Exactly as written, quote every line that follows, skipping the images.
------------------------------------
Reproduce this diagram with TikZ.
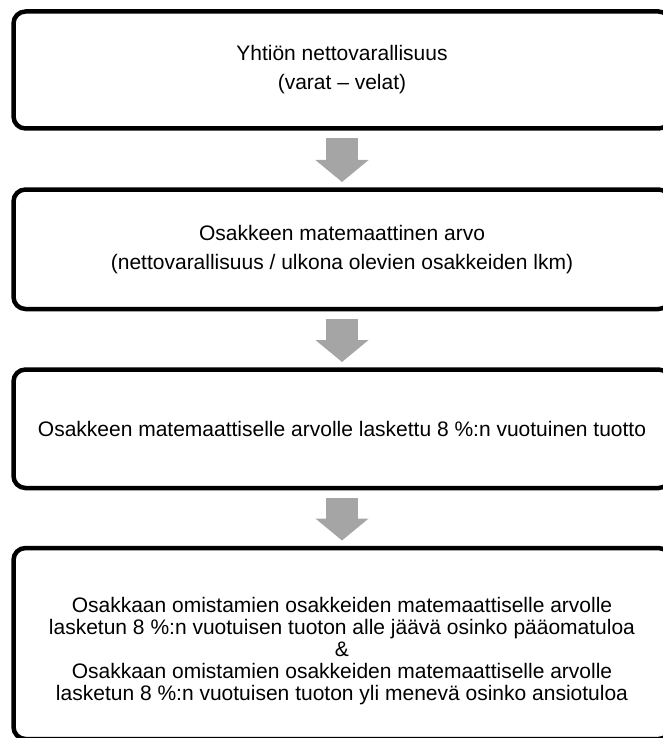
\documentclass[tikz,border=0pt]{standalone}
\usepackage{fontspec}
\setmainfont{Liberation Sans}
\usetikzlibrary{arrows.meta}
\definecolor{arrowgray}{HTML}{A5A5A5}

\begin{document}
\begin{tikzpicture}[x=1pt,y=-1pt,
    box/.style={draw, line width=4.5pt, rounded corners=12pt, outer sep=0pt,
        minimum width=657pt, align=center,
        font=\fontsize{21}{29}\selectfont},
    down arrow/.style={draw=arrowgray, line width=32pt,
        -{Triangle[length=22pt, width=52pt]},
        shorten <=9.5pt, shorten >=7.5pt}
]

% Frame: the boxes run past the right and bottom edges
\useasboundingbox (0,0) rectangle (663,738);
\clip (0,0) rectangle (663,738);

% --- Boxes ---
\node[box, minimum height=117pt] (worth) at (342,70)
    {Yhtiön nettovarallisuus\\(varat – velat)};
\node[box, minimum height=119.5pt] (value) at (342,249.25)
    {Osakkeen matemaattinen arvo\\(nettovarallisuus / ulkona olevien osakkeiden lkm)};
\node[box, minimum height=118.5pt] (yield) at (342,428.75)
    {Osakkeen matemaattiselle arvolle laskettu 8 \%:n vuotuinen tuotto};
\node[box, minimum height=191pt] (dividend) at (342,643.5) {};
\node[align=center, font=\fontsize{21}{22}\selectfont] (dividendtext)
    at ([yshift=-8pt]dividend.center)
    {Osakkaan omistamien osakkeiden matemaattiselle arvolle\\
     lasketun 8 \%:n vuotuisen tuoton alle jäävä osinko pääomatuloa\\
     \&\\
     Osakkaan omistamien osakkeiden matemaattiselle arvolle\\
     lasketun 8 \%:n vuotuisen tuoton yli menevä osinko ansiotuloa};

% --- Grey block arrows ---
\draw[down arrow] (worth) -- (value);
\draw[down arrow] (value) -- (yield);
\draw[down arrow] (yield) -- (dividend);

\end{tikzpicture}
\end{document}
------------------------------------
» Complete response:
Reproduce this diagram with TikZ.
\documentclass[tikz,border=0pt]{standalone}
\usepackage{fontspec}
\setmainfont{Liberation Sans}
\usetikzlibrary{arrows.meta}
\definecolor{arrowgray}{HTML}{A5A5A5}

\begin{document}
\begin{tikzpicture}[x=1pt,y=-1pt,
    box/.style={draw, line width=4.5pt, rounded corners=12pt, outer sep=0pt,
        minimum width=657pt, align=center,
        font=\fontsize{21}{29}\selectfont},
    down arrow/.style={draw=arrowgray, line width=32pt,
        -{Triangle[length=22pt, width=52pt]},
        shorten <=9.5pt, shorten >=7.5pt}
]

% Frame: the boxes run past the right and bottom edges
\useasboundingbox (0,0) rectangle (663,738);
\clip (0,0) rectangle (663,738);

% --- Boxes ---
\node[box, minimum height=117pt] (worth) at (342,70)
    {Yhtiön nettovarallisuus\\(varat – velat)};
\node[box, minimum height=119.5pt] (value) at (342,249.25)
    {Osakkeen matemaattinen arvo\\(nettovarallisuus / ulkona olevien osakkeiden lkm)};
\node[box, minimum height=118.5pt] (yield) at (342,428.75)
    {Osakkeen matemaattiselle arvolle laskettu 8 \%:n vuotuinen tuotto};
\node[box, minimum height=191pt] (dividend) at (342,643.5) {};
\node[align=center, font=\fontsize{21}{22}\selectfont] (dividendtext)
    at ([yshift=-8pt]dividend.center)
    {Osakkaan omistamien osakkeiden matemaattiselle arvolle\\
     lasketun 8 \%:n vuotuisen tuoton alle jäävä osinko pääomatuloa\\
     \&\\
     Osakkaan omistamien osakkeiden matemaattiselle arvolle\\
     lasketun 8 \%:n vuotuisen tuoton yli menevä osinko ansiotuloa};

% --- Grey block arrows ---
\draw[down arrow] (worth) -- (value);
\draw[down arrow] (value) -- (yield);
\draw[down arrow] (yield) -- (dividend);

\end{tikzpicture}
\end{document}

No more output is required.